The alternative comparative dimension is that of seating capacity. This is much more complex to measure as it requires that the dimensions of the original vertical and horizontal extent of the inclined seating be re-established. In many cases the full structure of the inclined seating has been destroyed beyond the point where this can be measured, or at the least would require a great deal more excavation than that required for the measurement of the track length. Seating capacity may vary from around 15,000 people at Gerasa (Jordan), to 150,000 (some estimates put it up to 250,000) at the Circus Maximus (Italy).

===Orientation===
Circuses do not appear to have been constructed with any special compass orientation. Those that are well identified can be found with their round ends oriented around the compass. Examples include: N. Gerasa (Jordan); NE. Antinoöpolis (Egypt); E. Circus of Maxentius (Italy); E. Colchester (Britain); SE. Circus Maximus (Italy); S. Tyrus (Lebanon); SW. Gortyn (Greece); W. Circus of Nero (Italy).

===Relative location===
Circuses can be found at three distinct locations relative to the towns to which they belong:
- outside the city walls at anything up to 1.5 km distant, as at: Gerasa (Jordan) (c300m), and Leptis Magna (Libya) (1.5 km).
- simply within the town walls, as at: Thessalonica (Greece).
- inside the walls, in the heart of the town, and an integral part of the architectural power structure of the town, as at: Rome, Sirmium (Serbia) and Tarraco (Spain).

===Carceres===
The carceres, or starting gates, had a distinctive, slanted, slightly curved, plan form, designed to compensate for what would otherwise be significant differences in the distances from the individual starting gates to the start of the first section of straight track on the right hand side of the spina (as seen from the carceres). The carceres were designed for the races to be run round the spina in an anticlockwise direction.

The form of the carceres appears to have been standardised throughout the Roman world. The similarity in form among the carceres of circuses of many different sizes suggests that carceres were constructed according to a series of proportional mathematical relationships or formulas. It is not clear when the earliest carceres of the standardised form was constructed, nor whether there exists documentary evidence for the existence of such formulas.

Some of the best examples of carceres can be found at: Gerasa (Jordan) and the Circus of Maxentius (Italy).

==Best preserved==
The best preserved circuses include: Emerita Augusta (Spain), Caesarea Maritima (coastal) (Israel), Circus of Maxentius (Italy), Gerasa (Jordan), Tyrus (Lebanon), Leptis Magna (Libya).
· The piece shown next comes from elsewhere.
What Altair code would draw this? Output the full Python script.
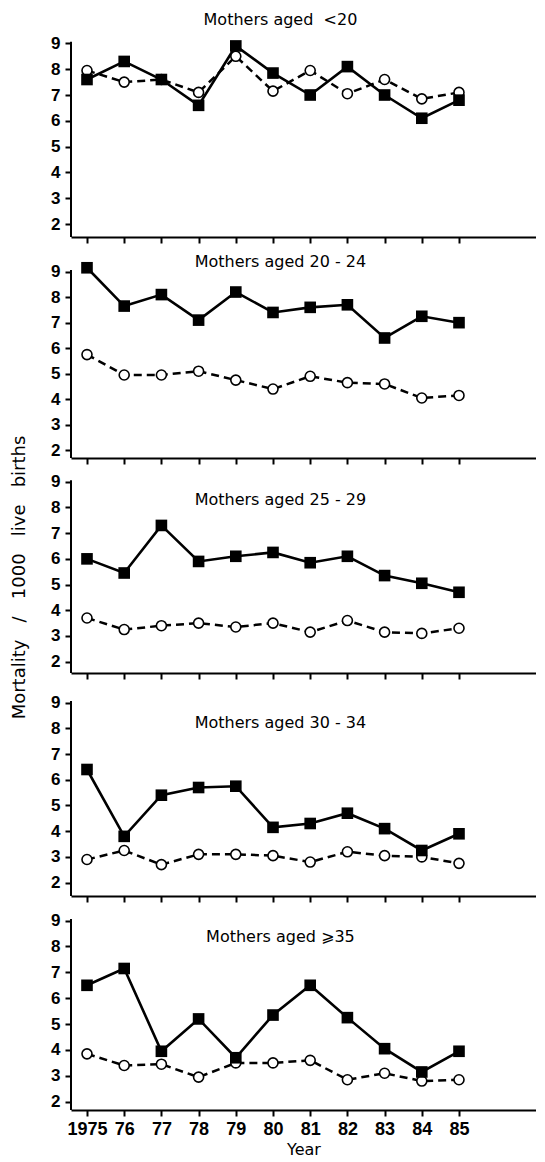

==List of Roman circuses==

Unless otherwise indicated the coordinates in the following list are of a point that lies within the space of a circus. For the remaining circuses (those whose detailed location is not known) the point is for a location within the space of the historic nucleus of the associated town, or for a location within the associated archaeological site. These points are probably within 1.5 kilometres of the site of the circus, as a circus was almost always within this distance from its associated town.

(ordered initially by country; number of circuses at latest count (2012-04-01): 63)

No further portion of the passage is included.